Last week, Cornwall Council’s draft Statement of Accounts 2009/2010 was published. This includes the details of the pay levels for top officers. It showed that 560 officers earned over £50,000 in the last financial year with thirty earning more than £100,000.
The report also shows that the Director of Corporate Support who left voluntarily in March received £78,750 “compensation for loss of office.” It also shows that the Corporate Director for Children, Schools and Families, who resigned in October, also received compensation but I do not know the amount because the draft accounts specify a “duty of confidentiality by virtue of a legal agreement.”

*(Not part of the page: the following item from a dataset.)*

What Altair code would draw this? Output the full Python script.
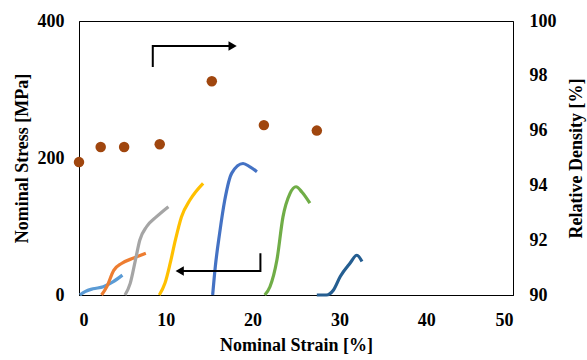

It is fair to say that “backbench” councillors on the new authority are not happy about the situation and questions are being asked about these pay-offs as well as the wider wage bill for senior officers.
I was contacted by the Western Morning News for my views on this situation, part of which was published. A few comments were then posted on the thisiscornwall website about me/councillors which I found unfair.
One person referred to councillors also being on a “gravy train,” there were comments about the part-time nature of councillors’ work and one lady said she did not think that “councillors should earn such a wage of 10,000 per annum unless they are forced to clock in and out every day like other employees.”For the record, there is no gravy train for councillors. And speaking for myself, I am a full time councillor usually working between 40-50 hours on council-related business each week, sometimes it is even more, and I have no other income.
This year, I will receive a basic allowance of £12,128 and a further £3,578 for chairing the Planning Policy Panel.
On the subject of staff pay, redundancy and other payments, etc, I have been consistent and outspoken. It is my belief that there should be less disparity between those at the top and those at lower levels of companies/Councils/etc.
When the unitary authority proposal was pushed through by the Liberal Democrats and senior officers of the County Council, it lead to a number of redundancies. Many of these were to very senior staff members (including the former Chief Executive), who benefited from generous severance packages.
In November last year, I was extremely critical of the decision by Cornwall Council’s cabinet to limit severance payments for future redundancies. I was told that those employees who would lose jobs as a consequence of the ‘transition’ period (ie. the actual shift to the unitary council) would have redundancy payments calculated on the old policies, but later job losses as part of the ‘transformation’ (whether identified in the unitary bid or not) and ‘efficiencies’ would be treated differently through new policies. I disagreed and remember describing the shift as inequitable and morally indefensible. The recently-departed Director of Corporate Support said the change was equitable.
I specifically railed against the fact that the extremely well-paid council officers did extremely well out of past arrangement, but that it would be less-well-paid staff members who would lose out in the future.
At the time I also sought clarification that all staff members would be treated the same in the future. I was told this would be so, but that was clearly untrue as we can see from the payments to the former Directors for Corporate Support and Children, Schools & Families.